There's a misconception out there that your local conservation authority is out to stop all development. But in reality the RVCA approves more than 90% of the applications it receives; our regulations inspectors and planners work with applicants to come up with plans that can suit the property owner, the provincial regulations and the watershed all at once.
Not convinced? Meet Hal Stimson, long-time inspector with the RVCA:
Tell us about yourself: What do you do at the RVCA?
I've been with the RVCA since 1998, and in the regulations department for 19 years. I'm a Provincial Enforcement Officer, regulations inspector and Certified Inspector in Sediment & Erosion Control. These days I deal primarily with watercourse alterations, wetlands and slopes in the city of Ottawa, although I review municipal drains across the entire watershed.
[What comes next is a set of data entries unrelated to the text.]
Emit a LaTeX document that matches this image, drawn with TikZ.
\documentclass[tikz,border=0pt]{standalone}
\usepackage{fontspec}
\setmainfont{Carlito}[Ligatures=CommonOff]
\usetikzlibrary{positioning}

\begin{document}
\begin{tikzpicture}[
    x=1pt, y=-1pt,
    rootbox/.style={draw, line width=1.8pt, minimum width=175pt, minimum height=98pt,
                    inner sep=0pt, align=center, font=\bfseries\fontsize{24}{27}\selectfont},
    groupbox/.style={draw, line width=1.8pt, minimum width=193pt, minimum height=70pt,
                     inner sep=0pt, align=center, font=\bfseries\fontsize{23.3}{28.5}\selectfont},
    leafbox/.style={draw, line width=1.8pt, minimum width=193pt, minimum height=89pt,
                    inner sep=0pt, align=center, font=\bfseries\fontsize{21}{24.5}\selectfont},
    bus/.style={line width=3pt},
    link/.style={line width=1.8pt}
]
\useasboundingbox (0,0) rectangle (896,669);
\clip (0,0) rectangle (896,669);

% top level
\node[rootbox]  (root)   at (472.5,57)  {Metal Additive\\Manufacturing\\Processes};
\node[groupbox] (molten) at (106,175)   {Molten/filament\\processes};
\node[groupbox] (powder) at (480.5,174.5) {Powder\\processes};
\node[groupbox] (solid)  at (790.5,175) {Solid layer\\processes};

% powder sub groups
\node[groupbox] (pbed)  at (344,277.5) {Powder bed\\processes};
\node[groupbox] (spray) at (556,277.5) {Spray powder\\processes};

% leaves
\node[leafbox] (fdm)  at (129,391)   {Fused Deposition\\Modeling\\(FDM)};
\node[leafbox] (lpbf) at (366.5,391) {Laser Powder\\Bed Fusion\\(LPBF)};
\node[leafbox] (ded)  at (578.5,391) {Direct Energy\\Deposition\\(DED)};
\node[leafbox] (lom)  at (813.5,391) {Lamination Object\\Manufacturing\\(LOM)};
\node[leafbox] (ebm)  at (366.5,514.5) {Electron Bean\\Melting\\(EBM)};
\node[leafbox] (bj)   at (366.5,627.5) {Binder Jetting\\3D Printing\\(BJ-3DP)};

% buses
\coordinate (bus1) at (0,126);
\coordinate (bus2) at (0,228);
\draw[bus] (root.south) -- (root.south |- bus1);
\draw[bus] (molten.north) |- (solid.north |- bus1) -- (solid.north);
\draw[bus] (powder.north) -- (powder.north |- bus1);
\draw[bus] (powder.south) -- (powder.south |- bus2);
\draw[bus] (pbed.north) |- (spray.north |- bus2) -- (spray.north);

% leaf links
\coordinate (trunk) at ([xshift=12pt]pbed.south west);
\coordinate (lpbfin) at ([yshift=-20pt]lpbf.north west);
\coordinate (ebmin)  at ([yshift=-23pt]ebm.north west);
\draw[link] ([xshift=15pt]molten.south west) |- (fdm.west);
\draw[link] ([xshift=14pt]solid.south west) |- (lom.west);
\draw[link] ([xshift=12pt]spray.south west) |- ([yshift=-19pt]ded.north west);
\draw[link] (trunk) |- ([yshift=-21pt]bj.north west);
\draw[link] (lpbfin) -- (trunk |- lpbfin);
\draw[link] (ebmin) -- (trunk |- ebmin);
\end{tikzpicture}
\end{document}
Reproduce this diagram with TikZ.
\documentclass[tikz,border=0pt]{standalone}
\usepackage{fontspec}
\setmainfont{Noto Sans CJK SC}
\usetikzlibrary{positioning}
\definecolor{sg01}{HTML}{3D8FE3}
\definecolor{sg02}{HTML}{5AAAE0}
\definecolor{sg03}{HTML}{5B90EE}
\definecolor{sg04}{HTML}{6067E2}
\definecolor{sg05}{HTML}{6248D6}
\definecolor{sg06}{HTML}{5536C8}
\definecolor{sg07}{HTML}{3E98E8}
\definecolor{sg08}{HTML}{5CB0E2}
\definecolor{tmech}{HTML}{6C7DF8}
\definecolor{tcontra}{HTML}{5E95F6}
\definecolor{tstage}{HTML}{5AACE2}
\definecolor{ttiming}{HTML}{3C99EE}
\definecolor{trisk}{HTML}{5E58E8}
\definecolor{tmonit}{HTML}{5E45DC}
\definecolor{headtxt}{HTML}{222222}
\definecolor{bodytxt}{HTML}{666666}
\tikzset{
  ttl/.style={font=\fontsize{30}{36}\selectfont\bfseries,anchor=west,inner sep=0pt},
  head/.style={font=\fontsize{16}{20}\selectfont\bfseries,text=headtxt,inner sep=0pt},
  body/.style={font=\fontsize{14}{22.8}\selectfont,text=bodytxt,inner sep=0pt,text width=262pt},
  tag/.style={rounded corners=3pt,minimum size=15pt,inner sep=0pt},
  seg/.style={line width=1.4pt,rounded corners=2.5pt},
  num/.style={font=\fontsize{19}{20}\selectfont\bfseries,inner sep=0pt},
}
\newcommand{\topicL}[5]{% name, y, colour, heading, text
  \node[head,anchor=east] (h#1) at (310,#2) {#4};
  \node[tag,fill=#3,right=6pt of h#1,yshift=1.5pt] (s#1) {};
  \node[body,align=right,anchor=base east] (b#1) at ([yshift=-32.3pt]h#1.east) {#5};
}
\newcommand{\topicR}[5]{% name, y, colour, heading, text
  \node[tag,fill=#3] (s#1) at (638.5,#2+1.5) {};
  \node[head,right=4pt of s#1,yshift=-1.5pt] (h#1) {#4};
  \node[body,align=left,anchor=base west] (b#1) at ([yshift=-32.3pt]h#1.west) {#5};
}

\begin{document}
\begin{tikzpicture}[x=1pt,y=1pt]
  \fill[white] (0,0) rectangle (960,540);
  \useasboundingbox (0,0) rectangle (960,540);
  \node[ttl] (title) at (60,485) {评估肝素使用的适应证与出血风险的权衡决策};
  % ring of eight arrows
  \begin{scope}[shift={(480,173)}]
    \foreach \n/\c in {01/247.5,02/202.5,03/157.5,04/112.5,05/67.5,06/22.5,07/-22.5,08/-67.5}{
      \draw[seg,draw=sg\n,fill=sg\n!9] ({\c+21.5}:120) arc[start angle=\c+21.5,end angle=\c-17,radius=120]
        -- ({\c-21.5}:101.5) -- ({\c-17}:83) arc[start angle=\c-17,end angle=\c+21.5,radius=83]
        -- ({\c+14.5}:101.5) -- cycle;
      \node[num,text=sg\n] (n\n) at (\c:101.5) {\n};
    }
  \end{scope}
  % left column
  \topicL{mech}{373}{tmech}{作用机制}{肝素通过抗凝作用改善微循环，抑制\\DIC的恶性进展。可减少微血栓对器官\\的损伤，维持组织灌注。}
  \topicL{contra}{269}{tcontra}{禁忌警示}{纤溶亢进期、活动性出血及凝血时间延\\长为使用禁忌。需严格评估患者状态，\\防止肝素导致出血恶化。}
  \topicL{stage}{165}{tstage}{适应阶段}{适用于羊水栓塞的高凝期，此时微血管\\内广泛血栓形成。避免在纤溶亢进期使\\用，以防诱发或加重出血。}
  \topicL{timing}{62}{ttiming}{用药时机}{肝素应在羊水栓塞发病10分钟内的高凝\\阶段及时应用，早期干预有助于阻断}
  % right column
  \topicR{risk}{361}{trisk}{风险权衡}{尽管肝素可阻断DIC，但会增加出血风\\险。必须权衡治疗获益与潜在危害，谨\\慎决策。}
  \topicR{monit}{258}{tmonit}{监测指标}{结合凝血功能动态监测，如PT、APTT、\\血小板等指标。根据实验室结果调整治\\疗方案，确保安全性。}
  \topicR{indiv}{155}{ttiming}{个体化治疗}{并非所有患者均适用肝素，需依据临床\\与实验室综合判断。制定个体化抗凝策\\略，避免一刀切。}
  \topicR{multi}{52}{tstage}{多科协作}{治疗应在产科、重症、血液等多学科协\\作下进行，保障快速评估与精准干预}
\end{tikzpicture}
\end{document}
I review permits for culverts and bridges, shoreline work, creek realignments, and even some docks and slope stability work on private properties.
"Regulations inspector" sounds scary. What exactly are you inspecting?
I do site visits before, during and after construction to make sure the work meets the requirements of applicable provincial legislation and isn't harming the environment or causing other issues. I respond to complaints and reports of violations, as well. But even if I find a violation, I'm not hauling anyone off to jail – as much as possible, we work with contractors and property owners to find solutions so the work can get done. Court action is a last resort, used only in more extreme cases.
We're ultimately there to protect your property, your personal safety and the public's safety. We're making sure that developments and alterations aren't going to cause flooding, erosion or pollution for you or anybody else.
Few people love bureaucracy and rules. What pushback do you get about the process?
There's always a certain percentage of people that don't want to hear the word "no" – but truthfully, we don't actually say "no" very often. We try to be helpful and find solutions. We'd rather discuss your plans with you before you even apply for a permit so you can submit a plan that meets provincial requirements right off the bat. That speeds up the process, too, because it cuts out the back and forth revisions.
Why are permits even necessary for some of these small jobs on private properties?
It's not about one small job; it's the cumulative impact of all these developments and alterations together. If one or two people on a waterway alter their shoreline, realign a creek, or fill in a wetland, perhaps it won't have a huge impact. But cumulatively, if there was no oversight, these kinds of activities could cause dramatic flooding issues, erosion and habitat loss across the entire watershed.
What advice do you have for a homeowner planning a project?
I really encourage people to call us up and talk to us first, before they do anything. We've got wonderful resource technicians who can answer all sorts of questions, explain the process and help the homeowner submit a permit application that can be approved with very little hassle.
Homeowners also need to protect themselves from shoddy work. Many landowners don't realize they can be held liable for violations on their property and the cost of any reparations that need to be made. If you're hiring a contractor, look for a company or person with experience working around watercourses and wetlands. Get three different quotes, and don't be afraid to ask for references.